Modern Civilization, Modern People, and Modern Diseases (Part IV)

May 4, 2012 Updated: April 4, 2013

“Violent rage and fury is harmful to yin, while sudden and excessive delight damages yang,” according to an ancient Chinese proverb.

In both modern and traditional Chinese medical practices, emphasis is placed on preventing unhealthy habits. For instance, it is generally believed that those suffering from coronary ailments should not get excited, and those with liver problems should not get angry.

In the view of traditional Chinese medicine, the heart is affected by happiness, the liver by anger, the lungs by sorrow and anxiety, the spleen by thoughts, and the kidneys by fear.

These “five symptoms” are the respective reactions of the five organs to the various emotions we experience. Ongoing strong emotional reactions will produce harmful vital energy and blood flow and will have grave consequences for the body.

Modern medical science has also found that constant changes in a person’s disposition will lead to different responses of the body’s endocrine system, which may result in severe adverse effects on the body.

Unlike our ancestors, many of today’s people are extremely competitive, jealous, tense, and depressed. We can be very ambitious, possessing little self-control and exhibiting strong desires for self-expression.

If we become full of resentment, we may find ourselves continuously finding ways to come out of life situations as a winner, harming those around us and, in the long run, harming society.

Furthermore, modern people are chronically worried about personal loss and gain, which will have a negative effect on their psyche.
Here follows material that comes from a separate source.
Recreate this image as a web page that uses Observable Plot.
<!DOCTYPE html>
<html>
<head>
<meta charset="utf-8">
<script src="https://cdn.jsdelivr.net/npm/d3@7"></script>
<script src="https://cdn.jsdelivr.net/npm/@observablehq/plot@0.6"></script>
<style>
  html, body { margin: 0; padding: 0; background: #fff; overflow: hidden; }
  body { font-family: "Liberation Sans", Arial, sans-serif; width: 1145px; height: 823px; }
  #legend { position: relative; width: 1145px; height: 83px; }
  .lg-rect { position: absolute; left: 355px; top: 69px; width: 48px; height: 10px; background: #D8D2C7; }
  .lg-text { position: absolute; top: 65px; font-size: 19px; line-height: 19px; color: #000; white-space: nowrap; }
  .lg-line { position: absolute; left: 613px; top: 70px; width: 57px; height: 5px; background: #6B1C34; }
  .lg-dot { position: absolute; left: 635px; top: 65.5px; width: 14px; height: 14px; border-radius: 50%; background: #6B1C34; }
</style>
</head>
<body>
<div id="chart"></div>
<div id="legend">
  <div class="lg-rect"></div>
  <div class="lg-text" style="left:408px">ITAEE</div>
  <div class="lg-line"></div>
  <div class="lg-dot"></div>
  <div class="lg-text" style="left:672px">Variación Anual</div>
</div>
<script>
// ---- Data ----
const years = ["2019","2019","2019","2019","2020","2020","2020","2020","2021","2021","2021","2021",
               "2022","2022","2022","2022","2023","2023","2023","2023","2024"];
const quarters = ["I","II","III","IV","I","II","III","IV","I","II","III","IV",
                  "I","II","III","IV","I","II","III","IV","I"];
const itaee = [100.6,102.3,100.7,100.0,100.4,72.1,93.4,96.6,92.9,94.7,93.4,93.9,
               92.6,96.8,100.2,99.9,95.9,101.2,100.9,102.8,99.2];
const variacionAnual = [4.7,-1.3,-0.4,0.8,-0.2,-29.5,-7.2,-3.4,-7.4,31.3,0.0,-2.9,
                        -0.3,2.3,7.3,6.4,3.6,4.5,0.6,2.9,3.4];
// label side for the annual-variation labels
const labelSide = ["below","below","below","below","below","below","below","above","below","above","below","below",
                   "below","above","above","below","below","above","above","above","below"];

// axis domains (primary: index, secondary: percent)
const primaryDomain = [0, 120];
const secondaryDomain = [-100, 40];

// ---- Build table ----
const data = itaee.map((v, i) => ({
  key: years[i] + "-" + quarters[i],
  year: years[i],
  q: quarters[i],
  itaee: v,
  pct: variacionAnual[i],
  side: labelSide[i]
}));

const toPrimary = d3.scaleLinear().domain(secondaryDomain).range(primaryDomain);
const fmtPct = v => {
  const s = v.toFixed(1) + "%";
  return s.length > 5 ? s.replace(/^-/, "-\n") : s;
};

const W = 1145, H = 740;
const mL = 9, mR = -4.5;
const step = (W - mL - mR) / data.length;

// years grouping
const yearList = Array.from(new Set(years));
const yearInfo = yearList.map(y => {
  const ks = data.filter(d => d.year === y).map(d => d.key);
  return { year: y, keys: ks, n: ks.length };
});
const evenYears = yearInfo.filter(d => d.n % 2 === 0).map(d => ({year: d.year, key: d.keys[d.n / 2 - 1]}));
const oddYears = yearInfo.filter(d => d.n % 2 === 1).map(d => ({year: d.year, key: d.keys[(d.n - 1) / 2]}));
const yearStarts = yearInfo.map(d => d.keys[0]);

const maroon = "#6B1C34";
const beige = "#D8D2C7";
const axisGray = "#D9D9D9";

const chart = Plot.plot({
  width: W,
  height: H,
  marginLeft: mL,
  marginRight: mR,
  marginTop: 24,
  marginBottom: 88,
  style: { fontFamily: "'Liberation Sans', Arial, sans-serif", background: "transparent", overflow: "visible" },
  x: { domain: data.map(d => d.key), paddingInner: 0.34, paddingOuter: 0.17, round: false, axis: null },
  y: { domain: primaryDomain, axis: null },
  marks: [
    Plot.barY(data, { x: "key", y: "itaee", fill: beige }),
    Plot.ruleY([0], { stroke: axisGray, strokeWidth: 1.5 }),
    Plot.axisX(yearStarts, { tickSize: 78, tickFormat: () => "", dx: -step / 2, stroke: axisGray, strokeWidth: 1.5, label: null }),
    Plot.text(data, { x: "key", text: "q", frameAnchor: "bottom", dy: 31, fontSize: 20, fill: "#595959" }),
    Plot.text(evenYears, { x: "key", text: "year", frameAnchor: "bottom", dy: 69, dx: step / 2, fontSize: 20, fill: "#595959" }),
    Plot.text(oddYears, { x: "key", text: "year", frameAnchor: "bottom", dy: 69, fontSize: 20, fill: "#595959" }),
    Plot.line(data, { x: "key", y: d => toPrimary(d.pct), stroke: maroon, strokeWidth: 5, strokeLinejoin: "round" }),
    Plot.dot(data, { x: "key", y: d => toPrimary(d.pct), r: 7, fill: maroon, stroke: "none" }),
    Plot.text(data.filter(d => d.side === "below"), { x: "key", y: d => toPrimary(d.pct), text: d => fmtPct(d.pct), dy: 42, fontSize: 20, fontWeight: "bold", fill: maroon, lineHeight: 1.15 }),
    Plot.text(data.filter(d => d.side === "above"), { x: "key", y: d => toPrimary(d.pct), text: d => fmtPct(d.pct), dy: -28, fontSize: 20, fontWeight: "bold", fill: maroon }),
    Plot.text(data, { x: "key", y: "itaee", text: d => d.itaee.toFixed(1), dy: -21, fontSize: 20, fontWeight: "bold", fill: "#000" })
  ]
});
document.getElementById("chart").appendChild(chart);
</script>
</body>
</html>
Such unhealthy sentiments cause disorder to the endocrine system and will, without exception, result in illnesses.

On the other hand, the ancients were very particular about etiquette and morals and maintained self-control. Their behavior was governed by what they understood to be the will of heaven. They were at ease with themselves. They had no high aspirations, did not ask for what was not possible, and did not worry about injustices. Therefore they harbored no resentment.
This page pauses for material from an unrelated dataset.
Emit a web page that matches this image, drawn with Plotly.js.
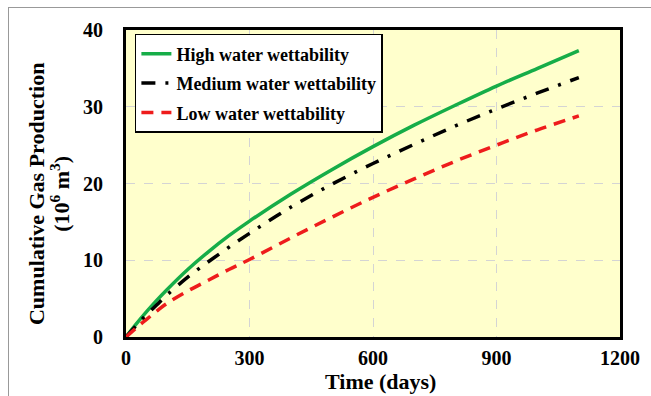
<!DOCTYPE html>
<html><head><meta charset="utf-8">
<script src="https://cdn.plot.ly/plotly-3.0.1.min.js"></script>
<style>html,body{margin:0;padding:0;background:#fff;}#wrap{position:relative;width:651px;height:396px;}
#frame{position:absolute;left:8px;top:7px;right:0;bottom:0;border-left:1px solid #999;border-top:1px solid #999;pointer-events:none;}</style>
</head><body><div id="wrap"><div id="chart" style="width:651px;height:396px;"></div><div id="frame"></div></div>
<script>
const time    = [0, 25, 50, 75, 100, 150, 200, 250, 300, 400, 500, 600, 700, 800, 900, 1000, 1100];
const highWet = [0, 1.7, 3.3, 4.8, 6.2, 8.8, 11.1, 13.2, 15.1, 18.6, 21.8, 24.8, 27.6, 30.2, 32.7, 35.0, 37.3];
const medWet  = [0, 1.5, 2.9, 4.2, 5.5, 7.8, 9.8, 11.7, 13.5, 16.9, 19.9, 22.6, 25.1, 27.5, 29.7, 31.8, 33.8];
const lowWet  = [0, 1.2, 2.3, 3.4, 4.4, 6.0, 7.4, 8.8, 10.1, 12.9, 15.6, 18.2, 20.6, 22.9, 25.0, 27.0, 28.8];
const names = ['High water wettability', 'Medium water wettability', 'Low water wettability'];
const xTicks = [0, 300, 600, 900, 1200];
const yTicks = [0, 10, 20, 30, 40];
const xTitle = 'Time (days)';
const yTitle1 = 'Cumulative Gas Production';
const yTitle2 = '(10<sup>6</sup> m<sup>3</sup>)';

const serif = 'Liberation Serif, Times New Roman, serif';
const traces = [
  {x: time, y: highWet, name: names[0], legendgroup: 'a', mode: 'lines', line: {color: '#16ad48', width: 3.5, shape: 'spline'}},
  {x: time, y: medWet, name: names[1], legendgroup: 'b', mode: 'lines', line: {color: '#000000', width: 3.5, dash: '14px,10px,3px,10px', shape: 'spline'}},
  {x: time, y: lowWet, name: names[2], legendgroup: 'c', mode: 'lines', line: {color: '#ee1c1c', width: 3.5, dash: '12px,8px', shape: 'spline'}}
];
const titleFont = {family: serif, size: 22, weight: 'bold', color: '#000'};
const layout = {
  width: 651, height: 396,
  margin: {l: 126, r: 31, t: 30, b: 59},
  paper_bgcolor: '#ffffff',
  plot_bgcolor: '#ffffcc',
  font: {family: serif, color: '#000', size: 16, weight: 'bold'},
  showlegend: true,
  legend: {x: 0.018, y: 0.987, xanchor: 'left', yanchor: 'top', bgcolor: '#ffffff', bordercolor: '#000', borderwidth: 1.5,
           font: {family: serif, size: 18, weight: 'bold'}, traceorder: 'grouped', tracegroupgap: 3},
  xaxis: {range: [0, 1200], tickvals: xTicks, ticktext: xTicks.map(String), showline: true, mirror: true, linecolor: '#000', linewidth: 3,
          showgrid: true, gridcolor: '#d4d4d4', griddash: 'dash', gridwidth: 1, zeroline: false, ticks: '', ticklabelstandoff: 1,
          tickfont: {family: serif, size: 20, weight: 'bold'}},
  yaxis: {range: [0, 40], tickvals: yTicks, ticktext: yTicks.map(String), showline: true, mirror: true, linecolor: '#000', linewidth: 3,
          showgrid: true, gridcolor: '#d4d4d4', griddash: 'dash', gridwidth: 1, zeroline: false, ticks: '', ticklabelstandoff: 16,
          tickfont: {family: serif, size: 20, weight: 'bold'}},
  annotations: [
    {text: xTitle, xref: 'paper', yref: 'paper', x: 0.516, y: -0.146, xanchor: 'center', yanchor: 'middle', showarrow: false, font: titleFont},
    {text: yTitle1, xref: 'paper', yref: 'paper', x: -0.180, y: 0.466, xanchor: 'center', yanchor: 'middle', textangle: -90, showarrow: false, font: titleFont},
    {text: yTitle2, xref: 'paper', yref: 'paper', x: -0.134, y: 0.466, xanchor: 'center', yanchor: 'middle', textangle: -90, showarrow: false, font: titleFont}
  ]
};
Plotly.newPlot('chart', traces, layout, {staticPlot: true, displayModeBar: false});
</script></body></html>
Also, in ancient society, competitiveness and self-promotion were non-existent. It was a less-stressful environment. The ancients did not exhibit nervous, anxious, or worried behavior, nor did they have feelings of indignation. Thus, we can safely say that the ancients were not harmed by their thoughts or behavior.

Today, however, people engage in harming each other and committing countless karma-inducing acts. In Buddhism, all human actions result in either good karma (“de” in Chinese) or bad karma (called simply karma). The benefits and misfortunes in life, such as wealth or illness, come from the de and karma one has accumulated.

In reality, the naked eye cannot see the entire universe. There are many dimensions that mankind cannot see. The main and collateral energy channels, as well as the acupuncture points discussed in traditional Chinese medicine, do not exist in the body in this dimension. Therefore, modern tools cannot find them. Yet they do exist.

De and karma are also two substances that are part of the body but exist in another dimension. When one does a good deed, one will obtain de. When one does a bad deed, one will obtain karma. A person’s de and karma follow one’s primordial spirit forever.

Modern science is unable to detect other dimensions and cannot confirm the existence of enlightened beings. Modern mankind, under the influence of modern science, will do everything for personal gain with very little consideration for the consequences. People thoughtlessly harm others and thus obtain karma. They do not know that karma is the root of all diseases, sufferings, and tribulations.

One can find the above expressed in many ancient books. Sun Simiao pointed out in his book “Valuable Prescriptions for Emergencies” that the reason that doctors are needed is that people fall sick as a result of their behavior and minds going astray.

Human beings are very stubborn and restricted within the frame of their own perception. They are powerless to address the wrongs in their minds and let go of their preconceptions. They are not willing to improve their morality, despite being sick.

The wind is the cause of all illnesses. When one is quiet, one’s flesh will be tight and will not be harmed by strong winds and disease, according to traditional Chinese medicine.

In modern medical views, “wind” means all pathogenic microorganisms and the symptoms of diseases that develop rapidly, change quickly, and are prone to spasms (earlier referred to as the tightening of the flesh).

This writer believes that wind means karma. When one is quiet and calm, one naturally will not commit bad deeds, will not be afraid of accumulating karma, and will not be affected by poisonous and evil influences. Therefore, not committing bad deeds is regarded as more important than simply observing healthy habits of living.